The story of Arati Hiremath conceptualising Artikrafts dates back to 1989, when she got married in Karnataka.

A couple of women came to visit her in her Dharwad home in 1990, asking her if she could give them some work.

“I knew these women,” she says. “While my father was posted in Dharwad, they would embroider my mother’s sarees.”

Excited to help the women, Arati began by putting them in touch with shops in Bengaluru where they could get regular orders.

In 2011, Arati started a collective that would empower these and other women to earn through embroidery.

The craft that they were focusing on was the kasuti embroidery.

What makes the kasuti embroidery unique is that it is done using four types of stitches — gavanthi (double running stitch), murgi (zig zag stitch), negi (running stitch) and menthi (cross stitch).

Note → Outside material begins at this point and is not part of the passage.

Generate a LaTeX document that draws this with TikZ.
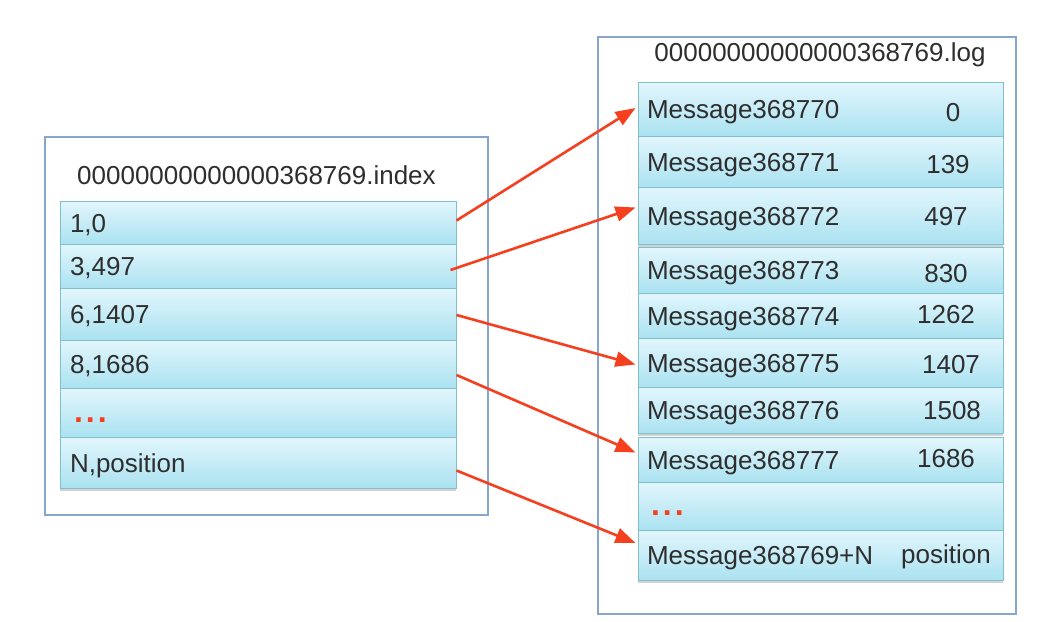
\documentclass[tikz,border=0pt]{standalone}
\usepackage{fontspec}
\setmainfont{Liberation Sans}
\usetikzlibrary{arrows.meta,calc,shadows}
\definecolor{rowtop}{HTML}{E2F6FC}
\definecolor{rowbot}{HTML}{ABE2F1}
\definecolor{rowline}{HTML}{80BFCB}
\definecolor{framecol}{HTML}{86A6CE}
\definecolor{linkred}{HTML}{F4401F}
\definecolor{textgray}{HTML}{2E2E2E}

\begin{document}
\begin{tikzpicture}[x=1pt, y=-1pt,
  every node/.style={font=\fontsize{26}{30}\selectfont, text=textgray},
  file/.style={draw=framecol, line width=1.6pt, fill=white, inner sep=0pt},
  idx/.style={draw=rowline, line width=1pt, top color=rowtop, bottom color=rowbot,
    text width=376pt, inner xsep=10pt, inner ysep=0pt, align=left,
    text height=19pt, text depth=0pt,
    drop shadow={opacity=0.35, shadow xshift=0pt, shadow yshift=-2.5pt}},
  msg/.style={idx, text width=347pt, inner xsep=9pt},
  val/.style={inner sep=0pt, text height=19pt, text depth=0pt},
  link/.style={draw=linkred, line width=2.6pt, -{Triangle[length=20pt,width=15pt]}}
]
  \useasboundingbox[fill=white] (0,0) rectangle (1059,621);

  % index file
  \node[file, minimum width=443pt, minimum height=378pt] (indexfile) at (266.5,326) {};
  \node (indextitle) at (256.5,175) {00000000000000368769.index};
  \node[idx, minimum height=43pt] (i1) at (258,222.5) {1,0};
  \node[idx, minimum height=44pt] (i3) at (258,266) {3,497};
  \node[idx, minimum height=52pt] (i6) at (258,314) {6,1407};
  \node[idx, minimum height=48pt] (i8) at (258,364) {8,1686};
  \node[idx, minimum height=49pt] (idots) at (258,412.5) {\hspace{4pt}\textcolor{linkred}{\fontsize{32}{30}\selectfont\textbf{.\kern3pt.\kern3pt.}}};
  \node[idx, minimum height=51pt] (iN) at (258,462.5) {N,position};

  % log file
  \node[file, minimum width=418pt, minimum height=577pt] (logfile) at (807,325.5) {};
  \node (logtitle) at (820,55) {00000000000000368769.log};
  \node[msg, minimum height=54pt] (m770) at (820.5,109) {Message368770};
  \node[msg, minimum height=51pt] (m771) at (820.5,161.5) {Message368771};
  \node[msg, minimum height=57pt] (m772) at (820.5,215.5) {Message368772};
  \node[msg, minimum height=46pt] (m773) at (820.5,270) {Message368773};
  \node[msg, minimum height=45pt] (m774) at (820.5,315.5) {Message368774};
  \node[msg, minimum height=49pt] (m775) at (820.5,362.5) {Message368775};
  \node[msg, minimum height=46pt] (m776) at (820.5,410) {Message368776};
  \node[msg, minimum height=45pt] (m777) at (820.5,459.5) {Message368777};
  \node[msg, minimum height=48pt] (mdots) at (820.5,506) {\hspace{4pt}\textcolor{linkred}{\fontsize{32}{30}\selectfont\textbf{.\kern3pt.\kern3pt.}}};
  \node[msg, minimum height=50pt] (mN) at (820.5,555) {Message368769+N};

  % offsets
  \node[val] (v770) at (953,112) {0};
  \node[val] (v771) at (948,164) {139};
  \node[val] (v772) at (946,216) {497};
  \node[val] (v773) at (946,273) {830};
  \node[val] (v774) at (946,314) {1262};
  \node[val] (v775) at (951,364) {1407};
  \node[val] (v776) at (952,410) {1508};
  \node[val] (v777) at (946,458) {1686};
  \node[val] (vN) at (946,554) {position};

  \draw[link] ($(i1.east)+(0,-2)$) -- ($(m770.west)+(-2,-1)$);
  \draw[link] ($(i3.east)+(-6,4)$) -- ($(m772.west)+(-2,-8)$);
  \draw[link] ($(i6.east)+(0,1)$) -- ($(m775.west)+(-2,2)$);
  \draw[link] ($(i8.east)+(0,11)$) -- ($(m777.west)+(-2,-7)$);
  \draw[link] ($(iN.east)+(0,8)$) -- ($(mN.west)+(-2,-12)$);
\end{tikzpicture}
\end{document}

The 15th-century art form has motifs that are inspired by rangoli designs.

When an artisan begins kasuti embroidery, it is on a blank canvas of cloth with no sketch of the design to trace on.

Only artisans who have mastered the craft over years can perform it.

Once complete, the design looks the same on both the right and wrong sides of the cloth, which makes this embroidery form unique.

Artikraft’s creations include shawls, sarees, dupattas and bags, and ships pan India and even abroad to the US, UK, Canada, Australia and Singapore.